# One of my favorite pics!



## CigarKidUSAF (Jul 11, 2011)

This is a pic I took of a friend at Sikar lounge in Wilmington, DE


----------



## djcsewell (Sep 11, 2012)

That indeed is a stellar shot! Deff the coolest way to light a cigar.


----------



## Gerace716 (Jan 16, 2014)

That's a great pic. And I agree awesome way to light up!


----------



## LGHT (Oct 12, 2009)

That is a nice pic!!


----------



## rhounsell (Nov 3, 2013)

Yep, awesome pic, like something from a magazine ad.


----------



## Bondo 440 (Jul 24, 2012)

Thanks for sharing that one, Matthew !


----------



## ryanmac45 (Jul 22, 2013)

Definitely an interesting picture. Would be great in an ad!


----------



## Sag997 (Nov 8, 2013)

Very nice Pic!
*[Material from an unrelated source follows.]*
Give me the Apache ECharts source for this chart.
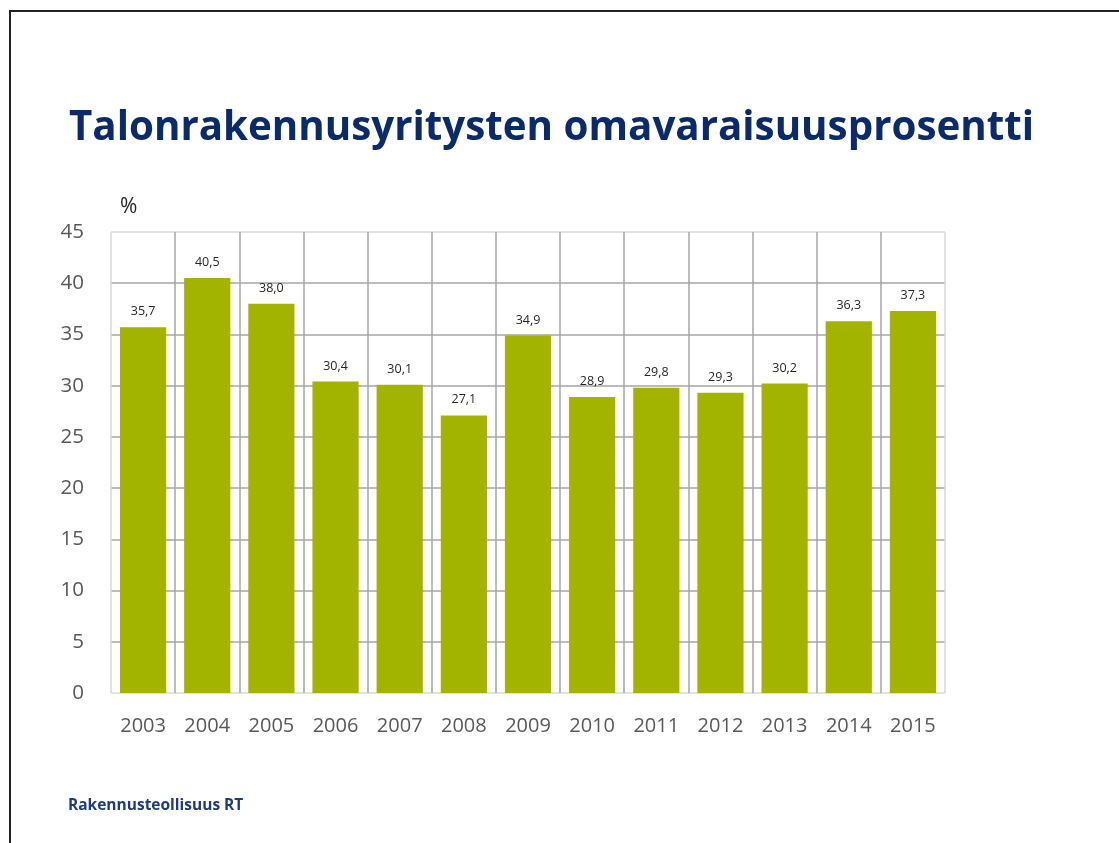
<!DOCTYPE html>
<html>
<head>
<meta charset="utf-8">
<script src="https://cdn.jsdelivr.net/npm/echarts@6/dist/echarts.min.js"></script>
<style>
  html, body { margin: 0; padding: 0; background: #fff; }
  #chart { width: 1119px; height: 843px; }
</style>
</head>
<body>
<div id="chart"></div>
<script>
// vuodet ja omavaraisuusaste (%)
var years = ['2003', '2004', '2005', '2006', '2007', '2008', '2009', '2010', '2011', '2012', '2013', '2014', '2015'];
var values = [35.7, 40.5, 38.0, 30.4, 30.1, 27.1, 34.9, 28.9, 29.8, 29.3, 30.2, 36.3, 37.3];
var yTicks = [0, 5, 10, 15, 20, 25, 30, 35, 40, 45];

var titleText = 'Talonrakennusyritysten omavaraisuusprosentti';
var sourceText = 'Rakennusteollisuus RT';

var dom = document.getElementById('chart');
var myChart = echarts.init(dom);

var light = '#d9d9d9';
var dark = '#a6a6a6';
// reunaviivat vaaleampia kuin sisäviivat
var ySplitColors = yTicks.map(function (v, i) {
    return (i === 0 || i === yTicks.length - 1) ? light : dark;
});
var xSplitColors = [];
for (var i = 0; i <= years.length; i++) {
    xSplitColors.push((i === 0 || i === years.length) ? light : dark);
}

myChart.setOption({
    animation: false,
    textStyle: { fontFamily: 'Open Sans' },
    title: {
        text: titleText,
        left: 64,
        top: 104,
        textStyle: {
            fontFamily: 'Open Sans',
            fontWeight: 'bold',
            fontSize: 40.3,
            color: '#0b2a6b'
        }
    },
    grid: {
        left: 111,
        right: 174,
        top: 232,
        bottom: 150,
        containLabel: false
    },
    xAxis: {
        type: 'category',
        data: years,
        axisLine: { show: false },
        axisTick: { show: false },
        axisLabel: {
            color: '#595959',
            fontSize: 20,
            margin: 23
        },
        splitLine: {
            show: true,
            interval: 0,
            lineStyle: { color: xSplitColors, width: 1.5 }
        }
    },
    yAxis: {
        type: 'value',
        min: 0,
        max: 45,
        interval: 5,
        axisLine: { show: false },
        axisTick: { show: false },
        axisLabel: {
            color: '#595959',
            fontSize: 20.5,
            margin: 27
        },
        splitLine: {
            lineStyle: { color: ySplitColors, width: 1.5 }
        }
    },
    series: [{
        type: 'bar',
        data: values,
        barCategoryGap: '28%',
        itemStyle: { color: '#a2b300' },
        label: {
            show: true,
            position: 'top',
            distance: 9,
            fontSize: 12.5,
            color: '#262626',
            formatter: function (p) {
                return p.value.toFixed(1).replace('.', ',');
            }
        }
    }],
    graphic: [
        {
            type: 'line',
            shape: { x1: 10, y1: 11, x2: 10, y2: 843 },
            style: { stroke: '#222', lineWidth: 2 }
        },
        {
            type: 'line',
            shape: { x1: 9, y1: 11, x2: 1119, y2: 11 },
            style: { stroke: '#222', lineWidth: 2 }
        },
        {
            type: 'text',
            left: 120,
            top: 197,
            style: { text: '%', fontSize: 21, fill: '#262626', fontFamily: 'Open Sans' }
        },
        {
            type: 'text',
            left: 68,
            top: 798,
            style: {
                text: sourceText,
                fontSize: 15.5,
                fontWeight: 'bold',
                fill: '#1f3a78',
                fontFamily: 'Open Sans'
            }
        }
    ]
});
window.addEventListener('resize', function () {
    myChart.resize();
});
</script>
</body>
</html>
Well done!!


----------



## Tgs679 (Mar 2, 2014)

Great pic.


----------



## Cigar-Enthusiast (Feb 2, 2014)

Great shot.


----------



## Mauiraindakine (Dec 29, 2013)

rhounsell said:


> Yep, awesome pic, like something from a magazine ad.


+1 brother! Have to try lighting a stick that way some time.


----------